▶ _TASK TO CARRY OUT_: Take the data below and repeat it exactly.

▶ _DATA SEGMENT_:
++++++++++++++++++++
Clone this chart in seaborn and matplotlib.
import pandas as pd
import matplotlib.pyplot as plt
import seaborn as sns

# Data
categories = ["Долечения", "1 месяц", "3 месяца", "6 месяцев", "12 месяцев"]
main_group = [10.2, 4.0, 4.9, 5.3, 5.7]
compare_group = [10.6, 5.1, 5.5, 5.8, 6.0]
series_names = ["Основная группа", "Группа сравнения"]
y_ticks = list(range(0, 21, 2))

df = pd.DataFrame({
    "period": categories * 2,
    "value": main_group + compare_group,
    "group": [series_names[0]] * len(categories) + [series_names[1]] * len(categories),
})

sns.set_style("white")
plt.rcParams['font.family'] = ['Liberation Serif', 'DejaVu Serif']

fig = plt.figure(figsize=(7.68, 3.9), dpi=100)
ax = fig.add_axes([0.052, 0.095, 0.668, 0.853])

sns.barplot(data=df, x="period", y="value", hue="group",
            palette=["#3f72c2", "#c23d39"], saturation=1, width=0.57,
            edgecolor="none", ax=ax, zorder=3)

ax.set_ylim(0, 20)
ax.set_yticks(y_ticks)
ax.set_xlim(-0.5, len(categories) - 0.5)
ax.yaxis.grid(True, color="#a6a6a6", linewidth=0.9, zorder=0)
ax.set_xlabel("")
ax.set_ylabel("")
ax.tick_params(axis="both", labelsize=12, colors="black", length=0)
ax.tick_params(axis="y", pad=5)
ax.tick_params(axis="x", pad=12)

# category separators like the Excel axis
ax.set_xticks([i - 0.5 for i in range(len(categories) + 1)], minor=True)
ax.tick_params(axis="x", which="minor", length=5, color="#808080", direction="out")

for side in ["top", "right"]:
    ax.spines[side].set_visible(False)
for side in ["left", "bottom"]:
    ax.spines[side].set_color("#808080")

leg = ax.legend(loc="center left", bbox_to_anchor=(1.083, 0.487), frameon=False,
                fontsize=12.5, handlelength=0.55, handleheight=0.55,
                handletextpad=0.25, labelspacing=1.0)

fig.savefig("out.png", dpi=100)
++++++++++++++++++++
▶ _TASK ANSWER_:
Clone this chart in seaborn and matplotlib.
import pandas as pd
import matplotlib.pyplot as plt
import seaborn as sns

# Data
categories = ["Долечения", "1 месяц", "3 месяца", "6 месяцев", "12 месяцев"]
main_group = [10.2, 4.0, 4.9, 5.3, 5.7]
compare_group = [10.6, 5.1, 5.5, 5.8, 6.0]
series_names = ["Основная группа", "Группа сравнения"]
y_ticks = list(range(0, 21, 2))

df = pd.DataFrame({
    "period": categories * 2,
    "value": main_group + compare_group,
    "group": [series_names[0]] * len(categories) + [series_names[1]] * len(categories),
})

sns.set_style("white")
plt.rcParams['font.family'] = ['Liberation Serif', 'DejaVu Serif']

fig = plt.figure(figsize=(7.68, 3.9), dpi=100)
ax = fig.add_axes([0.052, 0.095, 0.668, 0.853])

sns.barplot(data=df, x="period", y="value", hue="group",
            palette=["#3f72c2", "#c23d39"], saturation=1, width=0.57,
            edgecolor="none", ax=ax, zorder=3)

ax.set_ylim(0, 20)
ax.set_yticks(y_ticks)
ax.set_xlim(-0.5, len(categories) - 0.5)
ax.yaxis.grid(True, color="#a6a6a6", linewidth=0.9, zorder=0)
ax.set_xlabel("")
ax.set_ylabel("")
ax.tick_params(axis="both", labelsize=12, colors="black", length=0)
ax.tick_params(axis="y", pad=5)
ax.tick_params(axis="x", pad=12)

# category separators like the Excel axis
ax.set_xticks([i - 0.5 for i in range(len(categories) + 1)], minor=True)
ax.tick_params(axis="x", which="minor", length=5, color="#808080", direction="out")

for side in ["top", "right"]:
    ax.spines[side].set_visible(False)
for side in ["left", "bottom"]:
    ax.spines[side].set_color("#808080")

leg = ax.legend(loc="center left", bbox_to_anchor=(1.083, 0.487), frameon=False,
                fontsize=12.5, handlelength=0.55, handleheight=0.55,
                handletextpad=0.25, labelspacing=1.0)

fig.savefig("out.png", dpi=100)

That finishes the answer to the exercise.